I thought I was busy and tired before, but now I know that nothing is as busy and exhausting as being a parent, and trying to maintain a shred of who you are separately from parenthood.
Trying to balance everything I wanted to make time for has taught me so much.
- I learned what unconditional love is.
Sure, there are other people in my life I never stopped loving, and love to be around constantly. But continuing to love a person who so often makes me not want to be here is a whole new experience.
- I learned to stop worrying about being judged by others.
These years have been full of experiences of knowing that people are staring, judging my child, or maybe the way I care for my child… from bottle-feeding to grocery store meltdowns. I wouldn’t wish this embarrassment or shame on anyone, but I know that slowly, I’m becoming desensitized to condemning glances and snide remarks, and I’m glad for that.
This whole experience so far has given me another huge thing I thought I’d never achieve, and that I now cherish so much:
Empathy and forgiveness for my own parents.
So many memories of my own childhood, wondering why the adults around me were so angry, so unfair, so misunderstanding, so something have come to light as I catch myself doing or saying some of the same things that used to puzzle me.
Sometimes, it’s “Now I understand why mom yelled so much.”
Sometimes, it’s instead, “Now I understand how [insert some parenting mistake here] happened. It doesn’t make it ok, but here I am, making the same mistake. This is hard. I didn’t know.”
Every year, I gain more and more understanding about the human beings my parents and other older family members are.
I’ve been learning, by experience with my own child how hard it is to raise a child, and that they, just like me, still had their own feelings to wrestle with.
I’ve been learning, via stories that were never told to me before now, what kinds of things they had in their lives, both during and before becoming parents, that affected their choices and subconscious actions.
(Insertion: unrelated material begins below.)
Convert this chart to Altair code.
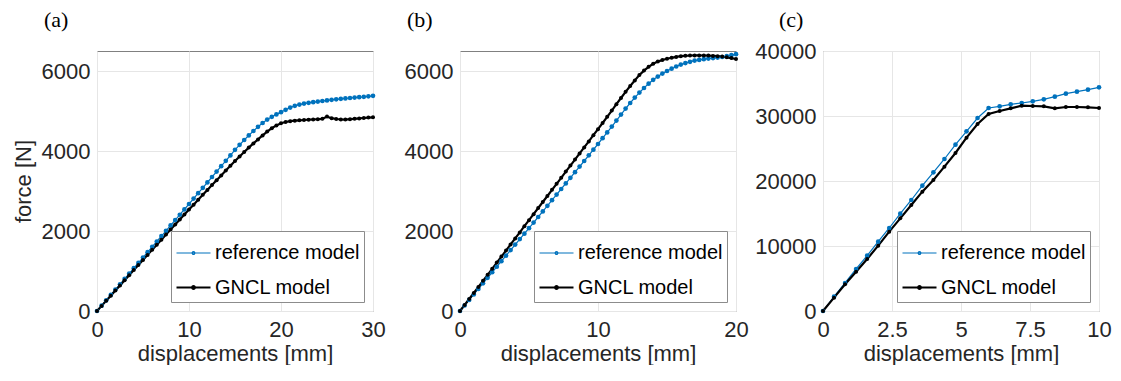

I’ve been learning, by confessing my current difficulties, and receiving in return admissions and apologies, that they, and probably all other parents, carried guilt and trauma and were in a constant state of trying to improve and hoping to break the cycle.
As I mentioned earlier, part of me feels like a fraud, like I don’t have it all together like all the other parents do, like I’m still a juvenile just playing house, and having all the real adults fooled.
Now I know that my own parents felt (and still feel!) the same way.
I’ve even heard them use the new word, “adulting” the same way many young adults do to describe things that are just hard to deal with. I know many younger adults who are just starting to experience the “What? Me? An adult? Who allowed that? I’m not ready!” crisis.
That’s a feeling I’ve been waiting to outgrow. Now I’m starting to realize it might never go away. Every person is learning as they go, still feeling like they’re not good enough, and occasionally succumbing to the inner child who says “I need an adult.”
I may not feel “ready” for everything parenthood brings, but I think maybe every parent is secretly wondering whether they’re qualified to try to guide a child through life when they barely know what to do themselves.
My son was unplanned.
Most of my life, I was very sure I did not want to be a mother.
Adjusting to this unexpected life change may have been hard, but I’m so glad this happened.
Being Mom has been an incredible, rewarding experience, and I can’t imagine life without this amazing little boy.
These last five years have been both so fast, and a whole lifetime, but I know that sooner than I think, I’ll be writing the ten-year version of this. I hope that by then, I’ll have learned and improved even more, and that my son knows I’m trying as hard as I can to be the parent he needs.